In regard to its scope, the Watercourses Convention applies to the “uses of international watercourses” excluding navigation (UNWC, 1997b: Art. 2(a)). A “watercourse” is defined as a “system of surface waters and groundwaters constituting by virtue of their physical relationship a unitary whole and normally flowing into a common terminus” (UNWC, 1997b: Art. 2(a)). While ASEAN States did not comment on the scope of the Convention, they did comment on the other elements. Regarding the substantive rules, the Watercourses Convention provides that all States have the right to utilize the watercourse, but must do so in an equitable and reasonable manner (UNWC, 1997b: Art. 5). Determining what is equitable and reasonable requires consideration of a variety of different factors, to be taken into consideration as a whole (UNWC, 1997b: Art. 6). This is accompanied by the obligation to conduct due diligence to prevent “significant” harm (UNWC, 1997b: Art. 7). Vietnam perceived equitable and reasonable utilization to be the “keystone of the draft convention and should be strengthened” (UNGA, 1996a), recognizing that “no use enjoyed inherent priority over others” (UNGA, 1996c). In line with scholarly opinions (McCaffrey, 2019), Vietnam accepted the proposal that the due diligence obligation is subordinate to equitable and reasonable use (UNGA, 1996c). Vietnam, however, desired that the wording around both substantive rules be strengthened (UNGA, 1996a). Regarding the due diligence obligation not to cause significant harm, for example, Vietnam desired stronger wording “as damage that appeared to a rich country to be insignificant might seem tremendous to a poor country” (UNGA, 1996b). While it placed strong emphasis on this obligation, Vietnam recognized that the principle of equitable and reasonable utilization took priority, accepting the wording “taking into account the provisions of articles 5 and 6,” thus subordinating the due diligence obligation not to cause significant harm (UNGA, 1997d). The Watercourses Convention also provides for the protection of ecosystems (UNWC, 1997b: Art. 20). Regarding this issue, Malaysia and Thailand both agreed with a Chinese proposal to replace “preserve the ecosystems” with “maintain ecological balance” (UNGA, 1997b). Later on, however, both States agreed to set this aside (UNGA, 1997c).
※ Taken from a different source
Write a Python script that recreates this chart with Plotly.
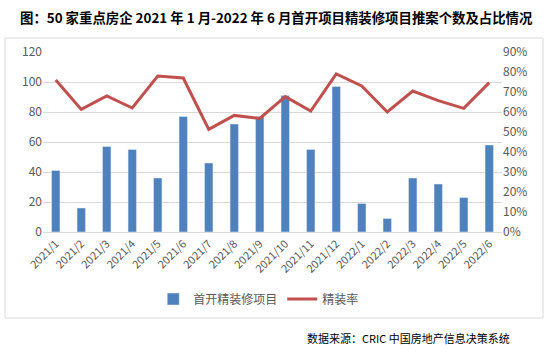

The substantive rules are bridged to the procedural rules, including prior notification of planned measures, exchange of information, and consultation, by the general duty to cooperate, which incorporates a recommendation to “consider” establishing an institutional mechanism (UNWC, 1997b: Art. 8, 9 and 12–17). While these States were silent on some of these procedural aspects, this could indicate that they were not controversial. Vietnam referred to consultation, a prominent component of the ASEAN Way, as a “routine measure” that should be mandatory (UNGA, 1996d). Like ASEAN instruments, the Watercourses Convention provides for a series of dispute settlement options, ranging from diplomatic to judicial (UNWC, 1997b: Art. 33). In spite of a regional preference for consultation and diplomatic methods, there was strong support for robust dispute settlement mechanisms. Malaysia desired a binding mechanism that could settle disputes quickly, as it believed that “small States would be unprotected against large States” without it (UNGA, 1997c). The Watercourses Convention also provides for a unique mechanism of dispute settlement, mandatory fact-finding. If after six months a dispute cannot be settled, then the States shall, “at the request of any of the parties to the dispute,” establish a fact-finding commission and submit the dispute to impartial fact-finding (UNWC, 1997b: Art. 33(33)). This has proven controversial, with China, for example, opposing mandatory fact-finding in explanation of its vote against the adoption of the Draft Convention (UNGA, 1997a). Vietnam, however, pointed out that such a commission is a “minimum obligation” as some countries held a “negative opinion” of the due diligence obligation not to cause significant harm (UNGA, 1997c).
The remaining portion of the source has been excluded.